Agnes Holzmann, deported from Jena to Theresienstadt on September 19, 1942, at the age of 79. Died there from hunger after a few days; Erna and Leon Heilbrun fled Nordhausen to France but were there again subject to NS persecution and took their lives in an internment camp in 1942 to avoid deportation to Auschwitz; betrayed by neighbours, Rosemarie Cohn was sent to Auschwitz and deported from there to Bergen-Belsen, where she died of typhus at the age of 17. These examples offer a brief impression of the persecution of Jews in Thuringia under National Socialism. Before 1933, over 6,000 people of the Jewish faith lived in this region, of which over a third perished by 1945 – at least 2,261 Menschen.
This is the result of recent research carried out while compiling a digital book of remembrance, which has been available online at www.juedisches-leben-thueringen.de since September 1, 2022. It contains the name, biographical dates, address, deportation site, and place of death of each individual victim. This new project commemorating those who were murdered forms an important basis for further explorations of Jewish history at specific place and in Thuringia as a whole. The book can be updated at any time.
Working with this book of remembrance, a special participatory event took place on September 19, 2022, in Weimar, which commemorated all of the people in Thuringia who died from anti-Semitic persecution and executions. On Stéphane-Hessel-Platz in front of the massive building of the former National Socialist Gauforum, their names were written on the pavement in white chalk. Previously the names of those deported and murdered were written on the ground at the main rail station in Erfurt, on Marktplatz in Meiningen, and on Johannisplatz in Gera.
In Weimar, all the names were photographed individually with a 16mm camera, and a film is being produced to document all 2,261 names. The entire writing event was streamed online.

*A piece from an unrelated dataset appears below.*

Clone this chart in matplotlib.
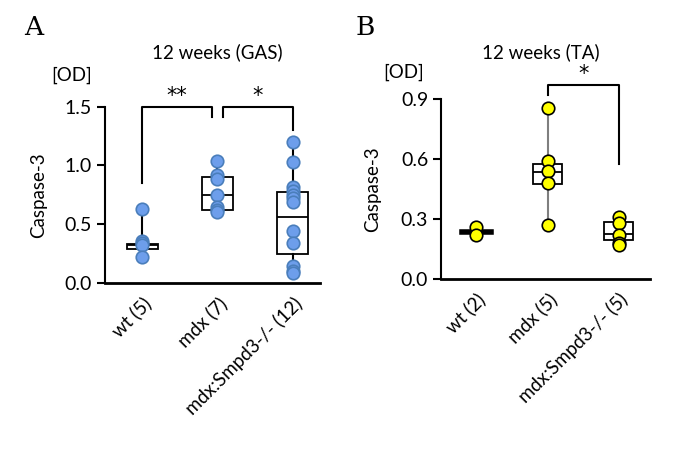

Various initiatives and institutions were present, providing additional activities and information; they included ACHAVA Festspiele Thüringen, Bürgerbündnis gegen Rechtsextremismus Weimar, Initiative Gedenkweg Buchenwaldbahn, and Klassik Stiftung Weimar.
The online book of remembrance and "Schreiben gegen das Vergessen" were made possible as part of a cooperative project of Erinnerungsortes Topf & Söhne, the Buchenwald and Mittelbau-Dora Memorials Foundation, Thüringer Universitäts- und Landesbibliothek, Landeszentrale für politische Bildung, and the artist Margarete Rabow. It was sponsored by the Thuringian Ministry for Education, Youth, and Sports as part of the "Denk Bunt," the Thuringian State Programme for Democracy, Tolerance, and Open-mindedness.